Journal article

Hydration and packing are crucial to amyloidogenesis as revealed by pressure studies on transthyretin variants that either protect or worsen amyloid disease

The formation of amyloid aggregates is the hallmark of the amyloidogenic diseases. Transthyretin (TTR) is involved in senile systemic amyloidosis (wild-type protein) and familial amyloidotic polyneuropathy (point mutants). Through the use of high hydrostatic pressure (HHP), we compare the stability among wild-type (wt) TTR, two disease-associated mutations (V30M and L55P) and a trans-suppressor mutation (T119M). Our data show that the amyloidogenic conformation, easily populated in the disease-associated mutant L55P, can be induced by a cycle of compression-decompression with the wt protein rendering the latter highly amyloidogenic.

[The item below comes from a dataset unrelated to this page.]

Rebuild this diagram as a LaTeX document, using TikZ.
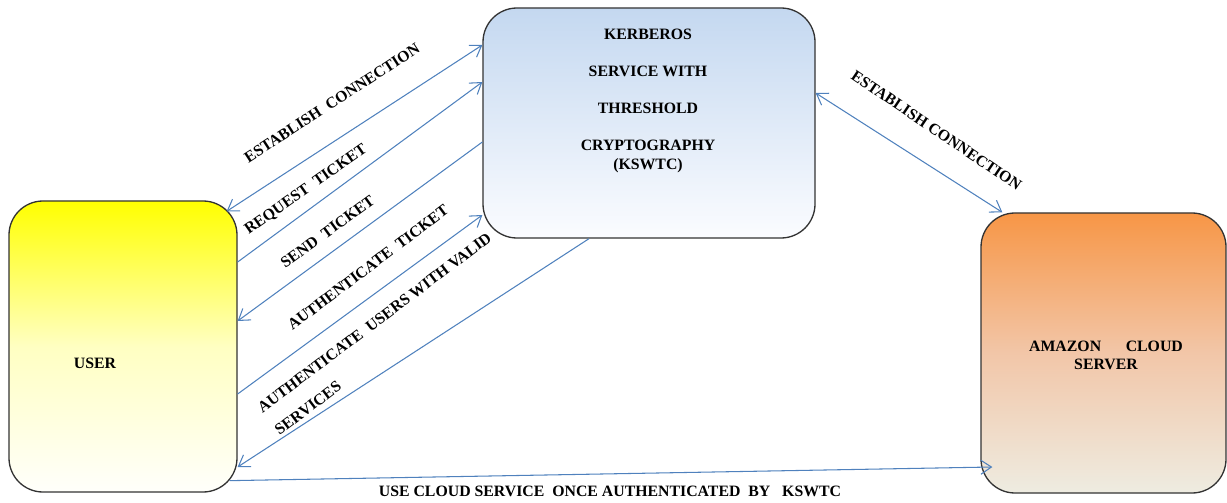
\documentclass[tikz,border=0pt]{standalone}
\usepackage{fontspec}
\setmainfont{Liberation Serif}
\usepackage{tikz}
\usetikzlibrary{arrows.meta}
\definecolor{arrowblue}{HTML}{4F81BD}
\definecolor{userTop}{HTML}{FFFF00}
\definecolor{userMid}{HTML}{FFFFC2}
\definecolor{userBot}{HTML}{FFFFFB}
\definecolor{kerbTop}{HTML}{C4D8F0}
\definecolor{kerbBot}{HTML}{FBFCFF}
\definecolor{amzTop}{HTML}{F79646}
\definecolor{amzMid}{HTML}{F2C6A8}
\definecolor{amzBot}{HTML}{EEECE1}
\tikzstyle{box} = [draw=black!80, line width=0.75pt, rounded corners=0.68cm, inner sep=0pt]
\tikzstyle{lbl} = [font=\fontsize{9}{10.5}\selectfont\bfseries, inner sep=0pt, align=center]
\tikzset{
  line/.style ={draw=arrowblue, line width=0.6pt, -{Straight Barb[length=6pt,width=8pt]}},
  both/.style ={line, {Straight Barb[length=6pt,width=8pt]}-{Straight Barb[length=6pt,width=8pt]}}
}

\begin{document}
\begin{tikzpicture}
	\useasboundingbox (0,0) rectangle (24.54,10.04);
	% boxes
	\node[box, minimum width=4.56cm, minimum height=5.82cm, top color=userTop, bottom color=userBot, middle color=userMid] (user) at (2.46,3.11) {};
	\node[box, minimum width=6.64cm, minimum height=4.6cm, top color=kerbTop, bottom color=kerbBot] (kswtc) at (12.98,7.58) {};
	\node[box, minimum width=4.9cm, minimum height=5.6cm, top color=amzTop, bottom color=amzBot, middle color=amzMid] (amazon) at (22.07,2.98) {};
	\node[lbl] (userText) at (1.9,2.78) {USER};
	\node[lbl] (kswtcText) at (12.96,8.02) {KERBEROS\\[10.5pt] SERVICE WITH\\[10.5pt] THRESHOLD\\[10.5pt] CRYPTOGRAPHY\\ (KSWTC)};
	\node[lbl, font=\fontsize{9}{10.2}\selectfont\bfseries] (amazonText) at (22.12,2.94) {AMAZON\hspace{14pt}CLOUD\\ SERVER};
	% user <-> kswtc
	\draw[both] ([xshift=-0.22cm,yshift=-0.22cm]user.north east) -- ([yshift=1.56cm]kswtc.west);
	\draw[line] ([yshift=1.69cm]user.east) -- ([yshift=0.82cm]kswtc.west);
	\draw[line] ([yshift=-0.38cm]kswtc.west) -- ([yshift=0.51cm]user.east);
	\draw[line] ([yshift=-0.95cm]user.east) -- ([yshift=-1.84cm]kswtc.west);
	\draw[line] ([xshift=-1.2cm]kswtc.south) -- ([yshift=-2.41cm]user.east);
	% kswtc <-> amazon, user -> amazon
	\draw[both] ([yshift=0.6cm]kswtc.east) -- ([xshift=0.44cm]amazon.north west);
	\draw[line] ([xshift=-0.16cm,yshift=0.24cm]user.south east) -- ([xshift=0.24cm,yshift=-2.28cm]amazon.west);
	% labels
	\node[lbl, rotate=33] (lblEstablish) at (6.64,7.98) {ESTABLISH~ CONNECTION};
	\node[lbl, rotate=35] (lblRequest) at (6.12,6.24) {REQUEST~ TICKET};
	\node[lbl, rotate=36] (lblSend) at (6.55,5.41) {SEND~ TICKET};
	\node[lbl, rotate=37] (lblAuthTicket) at (7.36,4.69) {AUTHENTICATE~ TICKET};
	\node[lbl, rotate=37, align=left] (lblAuthUsers) at (7.66,3.36) {AUTHENTICATE~ USERS WITH VALID\\[5.5pt] SERVICES};
	\node[lbl, rotate=-34] (lblEstablishCloud) at (18.73,7.43) {ESTABLISH CONNECTION};
	\node[lbl] (lblUse) at (12.2,0.22) {USE CLOUD SERVICE~ ONCE AUTHENTICATED~ BY~~ KSWTC};
\end{tikzpicture}
\end{document}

After decompression, the recovered wt structure has weaker subunit interactions (loosened tetramer, T(4)(*)) and presents a stability similar to L55P, suggesting that HHP induces a defective fold in the wt protein, converting it to an altered conformation already present in the aggressive mutant, L55P. On the other hand, glucose, a chemical chaperone, can mimic the trans-suppression mutation by stabilizing the native state and by decreasing the amyloidogenic potential of the wt TTR at pH 5.0. The sequence of pressure stability observed was: L55P<V30M<wt<<T119M. The pressure dissociation of L55P at 1 degrees C exhibited dependence on protein concentration, allowing us to assess the volume change of association and the free-energy change. After a cycle of compression-decompression at 37 degrees C and pH 5.6 or lower, all amyloidogenic variants underwent aggregation. Binding of bis-(8-anilinonaphthalene-1-sulfonate) (bis-ANS) revealed that the species formed under pressure retained part of its tertiary contacts (except T119M). However, at neutral pH, where aggregation did not take place after decompression, bis-ANS binding was absent. Thus, TTR has to experience this partially folded conformation to undergo aggregation after decompression. Overall, our studies provide evidence that amyloidogenesis correlates with less packed structures (larger volume changes) and high susceptibility to water infiltration. The hydration effects can be counteracted by osmolytes or by a specific mutation.